#### [GOAL]
Reproduce the listing below exactly, minus its pictures.

── DATASET CONTENT ──

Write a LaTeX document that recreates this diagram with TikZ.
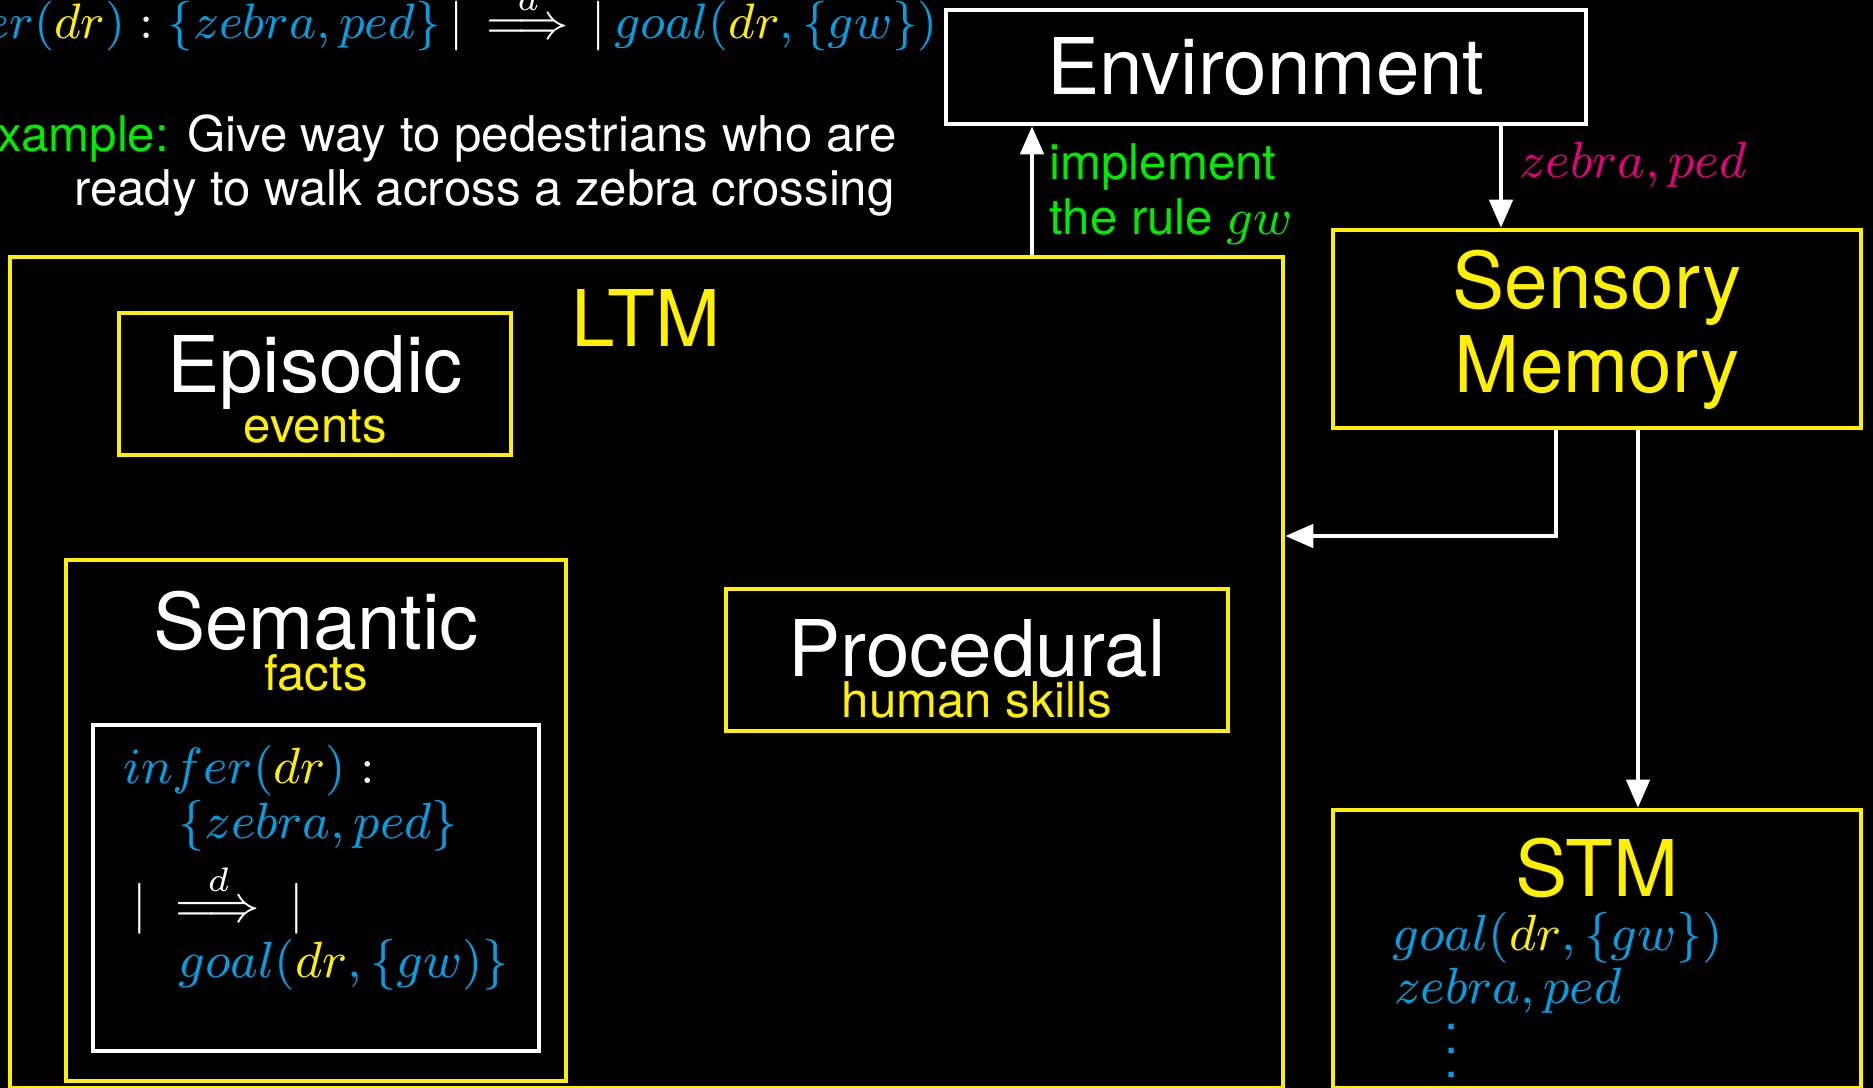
\RequirePackage{fix-cm}
\documentclass[tikz,border=0pt]{standalone}
\usepackage[no-math]{fontspec}
\setmainfont{TeX Gyre Heros}
\usepackage{amsmath}
\usepackage{graphicx}
\usetikzlibrary{arrows.meta}

\definecolor{ltyellow}{RGB}{255,240,0}
\definecolor{factcyan}{RGB}{0,160,227}
\definecolor{rulegreen}{RGB}{0,235,0}
\definecolor{percmagenta}{RGB}{230,0,126}

\newdimen\pxu
\pxu=0.02cm

% coloured pieces of the rule formulas
\newcommand{\cy}[1]{{\color{factcyan}#1}}
\newcommand{\yl}[1]{{\color{ltyellow}#1}}
% formulas are set small and enlarged, so they keep the heavier small-size glyphs
\newcommand{\bigmath}[1]{\scalebox{3.222}{\fontsize{9}{11}\selectfont$#1$}}
\newcommand{\headmath}[1]{\scalebox{3.15}{\fontsize{9}{11}\selectfont$#1$}}
\newcommand{\bigvdots}{\scalebox{3.41}{\fontsize{8.5}{10}\selectfont$\vdots$}}

\tikzset{
  ybox/.style={draw=ltyellow, line width=2.6pt, rectangle, inner sep=0pt},
  wbox/.style={draw=white, line width=2.6pt, rectangle, inner sep=0pt},
  headtext/.style={text=white, font=\fontsize{44.5}{48}\selectfont, inner sep=0pt, anchor=base},
  subtext/.style={text=ltyellow, font=\fontsize{28}{31}\selectfont, inner sep=0pt, anchor=base},
  plaintext/.style={text=white, font=\fontsize{28}{31}\selectfont, inner sep=0pt},
  mathtext/.style={text=white, inner sep=0pt},
  flowarrow/.style={draw=white, line width=2.6pt, -{Triangle[length=0.56cm,width=0.46cm]}},
}

\begin{document}
\begin{tikzpicture}[x=0.02cm, y=-0.02cm]
  \useasboundingbox (0,0) rectangle (1873,1088);
  \fill[black] (0,0) rectangle (1873,1088);

  % rule stated at the top
  \node[mathtext, anchor=base east] (toprule) at (938,39)
    {\headmath{\cy{infer(}\yl{dr}\cy{)} : \cy{\{zebra,ped\}}\,|\,\stackrel{d}{\Longrightarrow}\,|\,\cy{goal(}\yl{dr}\cy{,\{gw\})}}};
  \node[plaintext, anchor=base east] (example1) at (897,152)
    {{\color{rulegreen}Example:} Give way to pedestrians who are};
  \node[plaintext, anchor=base east] (example2) at (895,205)
    {ready to walk across a zebra crossing};

  % environment
  \node[wbox, headtext, anchor=center, minimum width=640\pxu, minimum height=114\pxu] (env) at (1266,67) {Environment};

  % long-term memory and its parts
  \node[ybox, minimum width=1273\pxu, minimum height=831\pxu] (ltm) at (646.5,672.5) {};
  \node[headtext, text=ltyellow] (ltmlabel) at (646,346) {LTM};

  \node[ybox, minimum width=392\pxu, minimum height=142\pxu] (episodic) at (315,384) {};
  \node[headtext] (episodiclabel) at (315,392) {Episodic};
  \node[subtext] (events) at (315,442) {events};

  \node[ybox, minimum width=500\pxu, minimum height=521\pxu] (semantic) at (316,820.5) {};
  \node[headtext] (semanticlabel) at (316,649) {Semantic};
  \node[subtext] (facts) at (316,690) {facts};

  \node[wbox, minimum width=446\pxu, minimum height=326\pxu] (rulebox) at (316,888) {};
  \node[mathtext, anchor=base west] (rule1) at (123,783) {\bigmath{\cy{infer(}\yl{dr}\cy{)} :}};
  \node[mathtext, anchor=base west] (rule2) at (178,838) {\bigmath{\cy{\{zebra,ped\}}}};
  \node[mathtext, anchor=base west] (rule3) at (132,921) {\bigmath{|\;\stackrel{d}{\Longrightarrow}\;|}};
  \node[mathtext, anchor=base west] (rule4) at (178,977) {\bigmath{\cy{goal(}\yl{dr}\cy{,\{gw)\}}}};

  \node[ybox, minimum width=502\pxu, minimum height=142\pxu] (procedural) at (977,660) {};
  \node[headtext] (procedurallabel) at (977,676) {Procedural};
  \node[subtext] (skills) at (977,717) {human skills};

  % sensory memory
  \node[ybox, minimum width=528\pxu, minimum height=198\pxu] (sensory) at (1597,329) {};
  \node[headtext, text=ltyellow] (sensorylabel1) at (1597,308) {Sensory};
  \node[headtext, text=ltyellow] (sensorylabel2) at (1597,392) {Memory};

  % short-term memory
  \node[ybox, minimum width=528\pxu, minimum height=278\pxu] (stm) at (1597,949) {};
  \node[headtext, text=ltyellow] (stmlabel) at (1597,896) {STM};
  \node[mathtext, anchor=base west] (stm1) at (1392,950) {\bigmath{\cy{goal(}\yl{dr}\cy{,\{gw\})}}};
  \node[mathtext, anchor=base west] (stm2) at (1394,1003) {\bigmath{\cy{zebra,ped}}};
  \node[mathtext, text=factcyan, anchor=base] (stm3) at (1452,1077) {\bigvdots};

  % connectors
  \coordinate (upx) at (1032,0);
  \coordinate (downx) at (1501,0);
  \coordinate (bend) at (1556,536);
  \coordinate (stmx) at (1638,0);

  \draw[flowarrow] (ltm.north -| upx) -- (env.south -| upx);
  \draw[flowarrow] (env.south -| downx) -- (sensory.north -| downx);
  \draw[flowarrow] (sensory.south -| bend) -- (bend) -- (ltm.east |- bend);
  \draw[flowarrow] (sensory.south -| stmx) -- (stm.north -| stmx);

  % connector labels
  \node[plaintext, text=rulegreen, anchor=base west] (implement1) at (1049,179) {implement};
  \node[plaintext, text=rulegreen, anchor=base west] (implement2) at (1049,234) {the rule \bigmath{gw}};
  \node[mathtext, text=percmagenta, anchor=base west] (percept) at (1519,177) {\bigmath{zebra, ped}};
\end{tikzpicture}
\end{document}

───

#### [WORKED ANSWER]
Write a LaTeX document that recreates this diagram with TikZ.
\RequirePackage{fix-cm}
\documentclass[tikz,border=0pt]{standalone}
\usepackage[no-math]{fontspec}
\setmainfont{TeX Gyre Heros}
\usepackage{amsmath}
\usepackage{graphicx}
\usetikzlibrary{arrows.meta}

\definecolor{ltyellow}{RGB}{255,240,0}
\definecolor{factcyan}{RGB}{0,160,227}
\definecolor{rulegreen}{RGB}{0,235,0}
\definecolor{percmagenta}{RGB}{230,0,126}

\newdimen\pxu
\pxu=0.02cm

% coloured pieces of the rule formulas
\newcommand{\cy}[1]{{\color{factcyan}#1}}
\newcommand{\yl}[1]{{\color{ltyellow}#1}}
% formulas are set small and enlarged, so they keep the heavier small-size glyphs
\newcommand{\bigmath}[1]{\scalebox{3.222}{\fontsize{9}{11}\selectfont$#1$}}
\newcommand{\headmath}[1]{\scalebox{3.15}{\fontsize{9}{11}\selectfont$#1$}}
\newcommand{\bigvdots}{\scalebox{3.41}{\fontsize{8.5}{10}\selectfont$\vdots$}}

\tikzset{
  ybox/.style={draw=ltyellow, line width=2.6pt, rectangle, inner sep=0pt},
  wbox/.style={draw=white, line width=2.6pt, rectangle, inner sep=0pt},
  headtext/.style={text=white, font=\fontsize{44.5}{48}\selectfont, inner sep=0pt, anchor=base},
  subtext/.style={text=ltyellow, font=\fontsize{28}{31}\selectfont, inner sep=0pt, anchor=base},
  plaintext/.style={text=white, font=\fontsize{28}{31}\selectfont, inner sep=0pt},
  mathtext/.style={text=white, inner sep=0pt},
  flowarrow/.style={draw=white, line width=2.6pt, -{Triangle[length=0.56cm,width=0.46cm]}},
}

\begin{document}
\begin{tikzpicture}[x=0.02cm, y=-0.02cm]
  \useasboundingbox (0,0) rectangle (1873,1088);
  \fill[black] (0,0) rectangle (1873,1088);

  % rule stated at the top
  \node[mathtext, anchor=base east] (toprule) at (938,39)
    {\headmath{\cy{infer(}\yl{dr}\cy{)} : \cy{\{zebra,ped\}}\,|\,\stackrel{d}{\Longrightarrow}\,|\,\cy{goal(}\yl{dr}\cy{,\{gw\})}}};
  \node[plaintext, anchor=base east] (example1) at (897,152)
    {{\color{rulegreen}Example:} Give way to pedestrians who are};
  \node[plaintext, anchor=base east] (example2) at (895,205)
    {ready to walk across a zebra crossing};

  % environment
  \node[wbox, headtext, anchor=center, minimum width=640\pxu, minimum height=114\pxu] (env) at (1266,67) {Environment};

  % long-term memory and its parts
  \node[ybox, minimum width=1273\pxu, minimum height=831\pxu] (ltm) at (646.5,672.5) {};
  \node[headtext, text=ltyellow] (ltmlabel) at (646,346) {LTM};

  \node[ybox, minimum width=392\pxu, minimum height=142\pxu] (episodic) at (315,384) {};
  \node[headtext] (episodiclabel) at (315,392) {Episodic};
  \node[subtext] (events) at (315,442) {events};

  \node[ybox, minimum width=500\pxu, minimum height=521\pxu] (semantic) at (316,820.5) {};
  \node[headtext] (semanticlabel) at (316,649) {Semantic};
  \node[subtext] (facts) at (316,690) {facts};

  \node[wbox, minimum width=446\pxu, minimum height=326\pxu] (rulebox) at (316,888) {};
  \node[mathtext, anchor=base west] (rule1) at (123,783) {\bigmath{\cy{infer(}\yl{dr}\cy{)} :}};
  \node[mathtext, anchor=base west] (rule2) at (178,838) {\bigmath{\cy{\{zebra,ped\}}}};
  \node[mathtext, anchor=base west] (rule3) at (132,921) {\bigmath{|\;\stackrel{d}{\Longrightarrow}\;|}};
  \node[mathtext, anchor=base west] (rule4) at (178,977) {\bigmath{\cy{goal(}\yl{dr}\cy{,\{gw)\}}}};

  \node[ybox, minimum width=502\pxu, minimum height=142\pxu] (procedural) at (977,660) {};
  \node[headtext] (procedurallabel) at (977,676) {Procedural};
  \node[subtext] (skills) at (977,717) {human skills};

  % sensory memory
  \node[ybox, minimum width=528\pxu, minimum height=198\pxu] (sensory) at (1597,329) {};
  \node[headtext, text=ltyellow] (sensorylabel1) at (1597,308) {Sensory};
  \node[headtext, text=ltyellow] (sensorylabel2) at (1597,392) {Memory};

  % short-term memory
  \node[ybox, minimum width=528\pxu, minimum height=278\pxu] (stm) at (1597,949) {};
  \node[headtext, text=ltyellow] (stmlabel) at (1597,896) {STM};
  \node[mathtext, anchor=base west] (stm1) at (1392,950) {\bigmath{\cy{goal(}\yl{dr}\cy{,\{gw\})}}};
  \node[mathtext, anchor=base west] (stm2) at (1394,1003) {\bigmath{\cy{zebra,ped}}};
  \node[mathtext, text=factcyan, anchor=base] (stm3) at (1452,1077) {\bigvdots};

  % connectors
  \coordinate (upx) at (1032,0);
  \coordinate (downx) at (1501,0);
  \coordinate (bend) at (1556,536);
  \coordinate (stmx) at (1638,0);

  \draw[flowarrow] (ltm.north -| upx) -- (env.south -| upx);
  \draw[flowarrow] (env.south -| downx) -- (sensory.north -| downx);
  \draw[flowarrow] (sensory.south -| bend) -- (bend) -- (ltm.east |- bend);
  \draw[flowarrow] (sensory.south -| stmx) -- (stm.north -| stmx);

  % connector labels
  \node[plaintext, text=rulegreen, anchor=base west] (implement1) at (1049,179) {implement};
  \node[plaintext, text=rulegreen, anchor=base west] (implement2) at (1049,234) {the rule \bigmath{gw}};
  \node[mathtext, text=percmagenta, anchor=base west] (percept) at (1519,177) {\bigmath{zebra, ped}};
\end{tikzpicture}
\end{document}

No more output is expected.